Short problem -> Pull out the lines running from the one with "Recreate this image" to the one with "Sans, Noto Sans", inclusive, word for word. Drop any picture.

Given entries ->
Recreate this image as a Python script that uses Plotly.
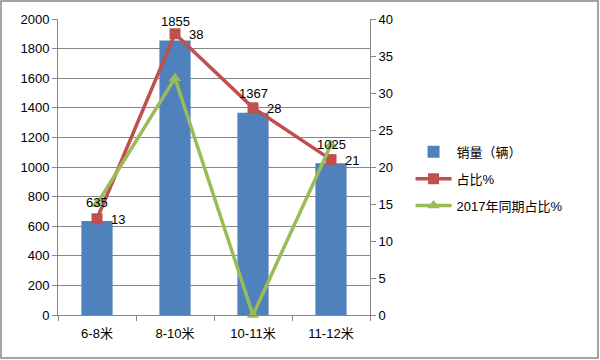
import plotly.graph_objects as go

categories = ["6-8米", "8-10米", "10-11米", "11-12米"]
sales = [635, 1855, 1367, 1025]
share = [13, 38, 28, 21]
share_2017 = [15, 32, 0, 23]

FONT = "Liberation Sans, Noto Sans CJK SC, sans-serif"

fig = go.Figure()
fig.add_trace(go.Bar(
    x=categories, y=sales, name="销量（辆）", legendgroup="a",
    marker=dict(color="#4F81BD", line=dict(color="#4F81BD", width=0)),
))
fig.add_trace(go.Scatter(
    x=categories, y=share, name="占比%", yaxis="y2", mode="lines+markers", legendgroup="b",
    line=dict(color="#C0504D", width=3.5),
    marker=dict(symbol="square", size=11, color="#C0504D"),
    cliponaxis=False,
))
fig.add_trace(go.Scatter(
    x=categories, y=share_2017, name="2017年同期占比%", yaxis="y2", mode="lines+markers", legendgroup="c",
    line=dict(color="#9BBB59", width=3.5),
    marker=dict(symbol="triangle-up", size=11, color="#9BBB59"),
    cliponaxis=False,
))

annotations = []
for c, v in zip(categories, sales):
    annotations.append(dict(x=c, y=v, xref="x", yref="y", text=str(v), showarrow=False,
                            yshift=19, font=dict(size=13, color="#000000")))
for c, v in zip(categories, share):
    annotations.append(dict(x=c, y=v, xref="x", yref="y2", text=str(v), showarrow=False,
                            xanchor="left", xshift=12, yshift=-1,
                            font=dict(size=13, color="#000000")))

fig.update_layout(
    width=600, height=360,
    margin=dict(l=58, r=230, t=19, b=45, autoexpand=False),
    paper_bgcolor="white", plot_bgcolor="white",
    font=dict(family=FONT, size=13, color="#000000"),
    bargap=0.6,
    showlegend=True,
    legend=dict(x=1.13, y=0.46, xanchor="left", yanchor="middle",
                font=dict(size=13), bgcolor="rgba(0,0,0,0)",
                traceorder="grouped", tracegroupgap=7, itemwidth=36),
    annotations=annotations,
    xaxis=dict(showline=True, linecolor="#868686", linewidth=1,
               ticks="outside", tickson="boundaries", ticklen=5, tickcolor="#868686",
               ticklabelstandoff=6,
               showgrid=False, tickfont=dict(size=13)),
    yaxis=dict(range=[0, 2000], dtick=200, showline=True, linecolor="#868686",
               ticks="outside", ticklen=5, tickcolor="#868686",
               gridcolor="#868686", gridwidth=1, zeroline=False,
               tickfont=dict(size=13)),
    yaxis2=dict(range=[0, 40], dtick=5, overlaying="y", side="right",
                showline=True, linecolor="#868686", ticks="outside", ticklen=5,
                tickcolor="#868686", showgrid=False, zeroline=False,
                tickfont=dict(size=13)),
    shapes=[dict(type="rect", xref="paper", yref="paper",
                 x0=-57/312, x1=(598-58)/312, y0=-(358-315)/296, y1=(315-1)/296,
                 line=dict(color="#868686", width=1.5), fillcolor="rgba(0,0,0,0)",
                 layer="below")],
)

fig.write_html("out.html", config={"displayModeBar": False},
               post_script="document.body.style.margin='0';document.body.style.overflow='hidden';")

* * *

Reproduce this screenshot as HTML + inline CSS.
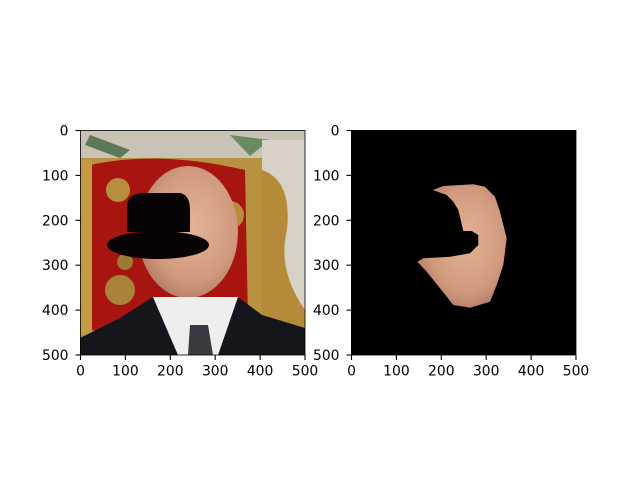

Full output ->
Recreate this image as a Python script that uses Plotly.
import plotly.graph_objects as go

categories = ["6-8米", "8-10米", "10-11米", "11-12米"]
sales = [635, 1855, 1367, 1025]
share = [13, 38, 28, 21]
share_2017 = [15, 32, 0, 23]

FONT = "Liberation Sans, Noto Sans CJK SC, sans-serif"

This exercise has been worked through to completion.